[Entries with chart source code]
* * *

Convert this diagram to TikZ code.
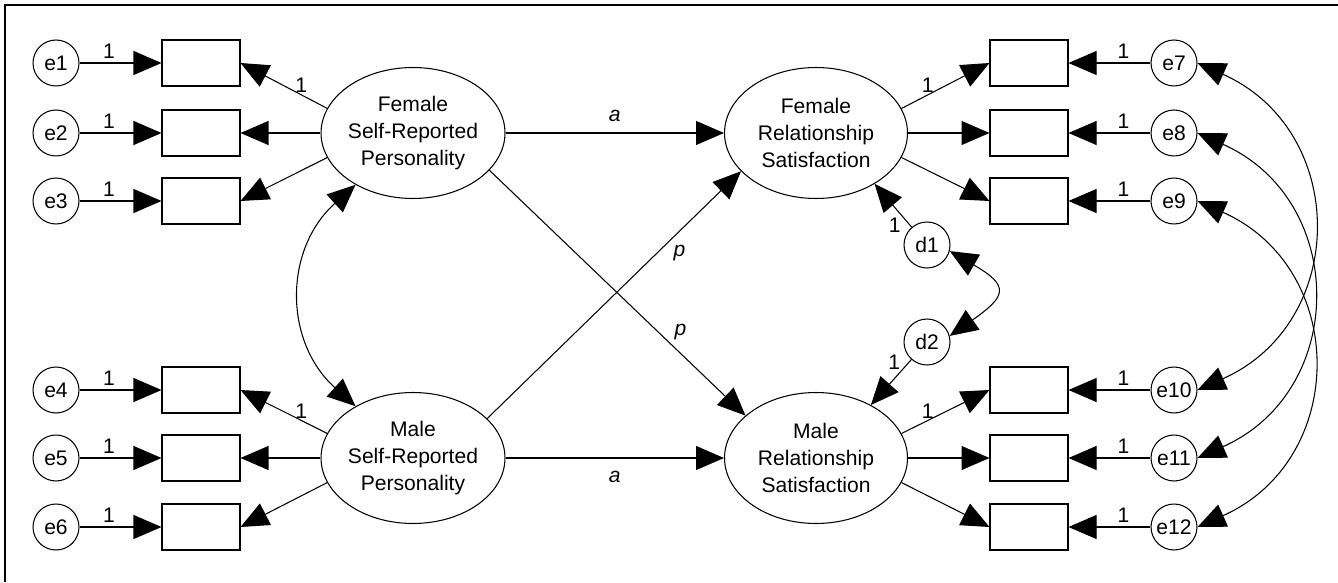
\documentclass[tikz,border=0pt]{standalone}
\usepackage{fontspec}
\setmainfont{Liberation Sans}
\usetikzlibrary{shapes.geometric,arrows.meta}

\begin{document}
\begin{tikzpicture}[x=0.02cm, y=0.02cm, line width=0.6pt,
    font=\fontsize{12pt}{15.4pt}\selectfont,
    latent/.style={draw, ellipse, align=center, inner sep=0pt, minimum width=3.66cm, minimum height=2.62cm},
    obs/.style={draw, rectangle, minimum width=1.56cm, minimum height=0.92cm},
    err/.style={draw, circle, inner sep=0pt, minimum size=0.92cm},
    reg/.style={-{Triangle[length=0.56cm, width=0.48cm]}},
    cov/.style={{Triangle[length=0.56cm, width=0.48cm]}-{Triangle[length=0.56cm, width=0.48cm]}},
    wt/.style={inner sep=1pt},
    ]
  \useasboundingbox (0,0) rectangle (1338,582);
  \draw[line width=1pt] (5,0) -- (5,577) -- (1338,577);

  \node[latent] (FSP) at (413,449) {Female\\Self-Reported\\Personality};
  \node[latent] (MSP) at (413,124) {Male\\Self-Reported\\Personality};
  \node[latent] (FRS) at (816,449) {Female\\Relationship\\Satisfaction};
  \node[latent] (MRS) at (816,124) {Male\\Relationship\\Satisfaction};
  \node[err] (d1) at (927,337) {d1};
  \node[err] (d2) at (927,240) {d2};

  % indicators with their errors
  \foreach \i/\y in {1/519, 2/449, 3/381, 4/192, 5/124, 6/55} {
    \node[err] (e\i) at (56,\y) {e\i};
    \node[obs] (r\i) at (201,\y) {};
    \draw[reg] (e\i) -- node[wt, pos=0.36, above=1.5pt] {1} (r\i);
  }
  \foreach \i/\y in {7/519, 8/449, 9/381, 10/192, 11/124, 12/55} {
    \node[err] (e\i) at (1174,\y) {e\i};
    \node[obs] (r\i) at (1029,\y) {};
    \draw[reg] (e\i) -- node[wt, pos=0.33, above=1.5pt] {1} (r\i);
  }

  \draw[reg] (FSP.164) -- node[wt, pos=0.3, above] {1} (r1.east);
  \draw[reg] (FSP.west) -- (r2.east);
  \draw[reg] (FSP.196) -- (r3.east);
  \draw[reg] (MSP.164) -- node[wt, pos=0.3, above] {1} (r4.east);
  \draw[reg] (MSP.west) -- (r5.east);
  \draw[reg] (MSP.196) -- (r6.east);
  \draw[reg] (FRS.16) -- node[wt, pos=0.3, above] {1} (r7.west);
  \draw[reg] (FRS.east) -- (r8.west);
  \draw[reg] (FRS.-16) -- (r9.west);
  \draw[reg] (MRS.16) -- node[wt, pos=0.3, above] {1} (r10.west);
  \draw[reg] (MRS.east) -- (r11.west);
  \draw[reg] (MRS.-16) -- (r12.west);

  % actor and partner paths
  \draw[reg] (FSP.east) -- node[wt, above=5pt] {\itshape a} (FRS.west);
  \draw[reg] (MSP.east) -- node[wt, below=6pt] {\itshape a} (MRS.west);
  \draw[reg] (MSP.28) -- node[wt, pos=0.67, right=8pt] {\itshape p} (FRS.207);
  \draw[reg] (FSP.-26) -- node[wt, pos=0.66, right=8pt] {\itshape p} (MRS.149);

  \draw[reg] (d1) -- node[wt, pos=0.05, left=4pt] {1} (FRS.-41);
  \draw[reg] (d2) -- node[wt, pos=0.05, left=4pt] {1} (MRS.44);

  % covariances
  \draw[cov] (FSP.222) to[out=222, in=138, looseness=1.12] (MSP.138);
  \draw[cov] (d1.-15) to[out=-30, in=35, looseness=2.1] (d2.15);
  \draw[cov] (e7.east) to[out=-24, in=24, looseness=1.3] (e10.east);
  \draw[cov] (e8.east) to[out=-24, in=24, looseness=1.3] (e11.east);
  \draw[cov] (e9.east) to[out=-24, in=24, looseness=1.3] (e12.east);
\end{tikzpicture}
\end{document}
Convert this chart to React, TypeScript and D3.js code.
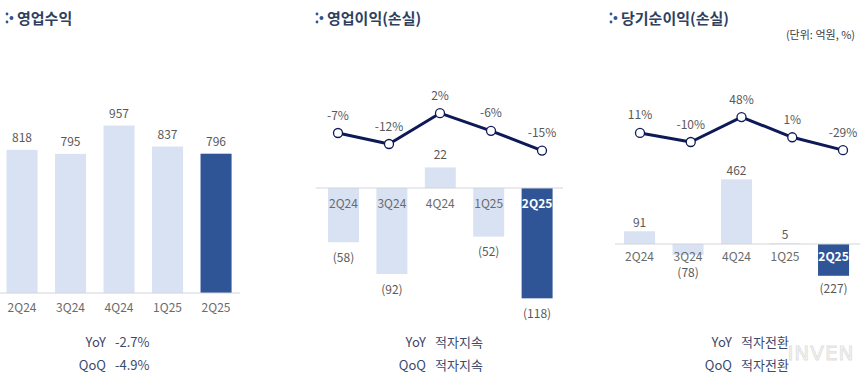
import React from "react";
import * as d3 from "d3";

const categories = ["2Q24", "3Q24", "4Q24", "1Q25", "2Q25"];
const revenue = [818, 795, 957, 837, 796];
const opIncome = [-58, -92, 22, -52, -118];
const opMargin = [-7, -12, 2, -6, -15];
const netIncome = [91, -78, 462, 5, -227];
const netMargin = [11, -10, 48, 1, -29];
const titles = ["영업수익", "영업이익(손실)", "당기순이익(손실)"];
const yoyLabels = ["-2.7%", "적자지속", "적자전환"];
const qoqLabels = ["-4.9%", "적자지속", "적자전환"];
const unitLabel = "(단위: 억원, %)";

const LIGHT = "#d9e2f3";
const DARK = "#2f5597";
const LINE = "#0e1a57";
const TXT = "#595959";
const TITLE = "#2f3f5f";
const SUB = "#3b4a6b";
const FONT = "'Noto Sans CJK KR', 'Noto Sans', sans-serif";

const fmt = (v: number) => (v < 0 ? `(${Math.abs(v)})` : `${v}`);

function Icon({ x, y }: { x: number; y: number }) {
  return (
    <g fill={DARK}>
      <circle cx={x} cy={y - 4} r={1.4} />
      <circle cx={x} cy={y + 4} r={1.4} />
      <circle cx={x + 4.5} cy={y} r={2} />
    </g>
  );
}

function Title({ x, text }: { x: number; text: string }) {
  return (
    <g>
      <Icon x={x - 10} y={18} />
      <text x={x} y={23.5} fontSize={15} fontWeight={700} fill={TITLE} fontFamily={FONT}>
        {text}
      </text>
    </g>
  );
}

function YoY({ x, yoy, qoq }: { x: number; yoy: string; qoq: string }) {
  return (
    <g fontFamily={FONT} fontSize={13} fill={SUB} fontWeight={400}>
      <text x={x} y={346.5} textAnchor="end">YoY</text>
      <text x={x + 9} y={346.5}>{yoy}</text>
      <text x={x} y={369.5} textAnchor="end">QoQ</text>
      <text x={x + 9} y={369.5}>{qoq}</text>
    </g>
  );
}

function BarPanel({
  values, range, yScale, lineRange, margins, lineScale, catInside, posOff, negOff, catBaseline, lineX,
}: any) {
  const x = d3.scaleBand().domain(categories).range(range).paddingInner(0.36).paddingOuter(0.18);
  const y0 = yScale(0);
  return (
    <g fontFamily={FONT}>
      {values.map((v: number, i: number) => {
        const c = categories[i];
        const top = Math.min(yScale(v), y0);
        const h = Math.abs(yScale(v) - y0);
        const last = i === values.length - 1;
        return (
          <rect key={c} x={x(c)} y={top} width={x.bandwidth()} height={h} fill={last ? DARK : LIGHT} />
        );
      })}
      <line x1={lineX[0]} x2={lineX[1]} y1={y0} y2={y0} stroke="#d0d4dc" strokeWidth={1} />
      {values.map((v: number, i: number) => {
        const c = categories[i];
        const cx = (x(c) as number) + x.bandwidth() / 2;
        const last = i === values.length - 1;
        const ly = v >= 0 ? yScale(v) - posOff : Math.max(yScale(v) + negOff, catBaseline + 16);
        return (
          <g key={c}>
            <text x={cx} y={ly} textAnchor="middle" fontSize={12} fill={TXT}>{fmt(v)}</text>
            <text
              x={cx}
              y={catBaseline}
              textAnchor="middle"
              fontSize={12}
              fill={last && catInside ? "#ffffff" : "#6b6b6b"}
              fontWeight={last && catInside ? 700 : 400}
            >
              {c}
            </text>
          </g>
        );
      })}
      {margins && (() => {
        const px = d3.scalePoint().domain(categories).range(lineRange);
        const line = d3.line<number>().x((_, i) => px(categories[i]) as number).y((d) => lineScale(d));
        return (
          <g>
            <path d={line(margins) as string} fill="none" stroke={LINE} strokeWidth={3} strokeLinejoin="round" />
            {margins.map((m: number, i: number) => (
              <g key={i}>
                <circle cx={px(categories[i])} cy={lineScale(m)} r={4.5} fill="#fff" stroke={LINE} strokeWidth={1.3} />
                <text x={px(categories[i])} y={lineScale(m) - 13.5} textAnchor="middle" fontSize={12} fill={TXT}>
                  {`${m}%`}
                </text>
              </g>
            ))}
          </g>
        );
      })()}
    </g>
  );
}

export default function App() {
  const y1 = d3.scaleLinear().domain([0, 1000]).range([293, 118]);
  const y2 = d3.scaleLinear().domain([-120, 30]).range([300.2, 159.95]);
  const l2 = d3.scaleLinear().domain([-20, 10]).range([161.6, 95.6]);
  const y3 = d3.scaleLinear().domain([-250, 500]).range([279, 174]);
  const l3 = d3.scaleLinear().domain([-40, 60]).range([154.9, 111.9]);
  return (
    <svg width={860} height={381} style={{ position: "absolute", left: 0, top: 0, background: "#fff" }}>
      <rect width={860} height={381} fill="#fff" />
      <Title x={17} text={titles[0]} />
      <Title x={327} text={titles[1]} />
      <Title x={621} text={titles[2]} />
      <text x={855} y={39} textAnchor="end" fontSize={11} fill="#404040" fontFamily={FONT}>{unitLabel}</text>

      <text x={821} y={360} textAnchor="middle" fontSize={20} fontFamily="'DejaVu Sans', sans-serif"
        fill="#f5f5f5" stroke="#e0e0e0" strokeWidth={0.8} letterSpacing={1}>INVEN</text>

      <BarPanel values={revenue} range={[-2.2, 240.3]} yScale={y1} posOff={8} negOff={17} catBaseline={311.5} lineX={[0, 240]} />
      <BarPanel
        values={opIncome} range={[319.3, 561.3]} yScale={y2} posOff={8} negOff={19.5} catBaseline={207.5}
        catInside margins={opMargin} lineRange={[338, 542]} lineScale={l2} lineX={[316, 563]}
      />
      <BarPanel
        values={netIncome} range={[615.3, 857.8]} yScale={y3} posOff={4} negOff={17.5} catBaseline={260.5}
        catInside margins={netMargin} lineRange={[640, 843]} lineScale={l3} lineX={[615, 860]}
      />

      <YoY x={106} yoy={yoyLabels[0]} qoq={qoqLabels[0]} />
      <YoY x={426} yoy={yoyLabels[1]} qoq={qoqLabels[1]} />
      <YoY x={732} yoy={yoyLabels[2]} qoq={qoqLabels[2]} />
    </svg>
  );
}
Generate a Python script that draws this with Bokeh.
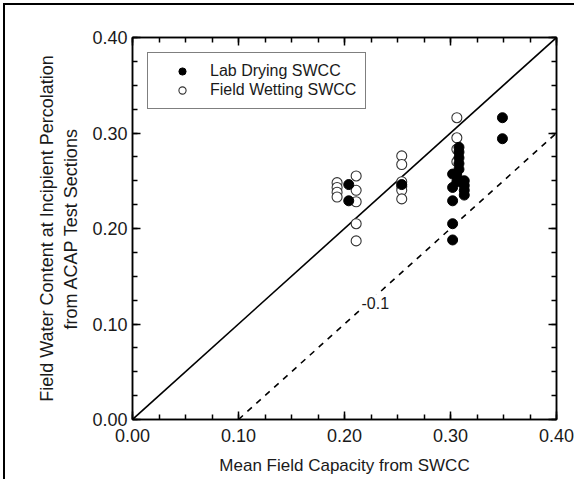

* * *

**Set problem:** Take every line that includes the string "this" and copy it.

**Exercise answer:**
Convert this diagram to TikZ code.
Convert this chart to React, TypeScript and D3.js code.
Generate a Python script that draws this with Bokeh.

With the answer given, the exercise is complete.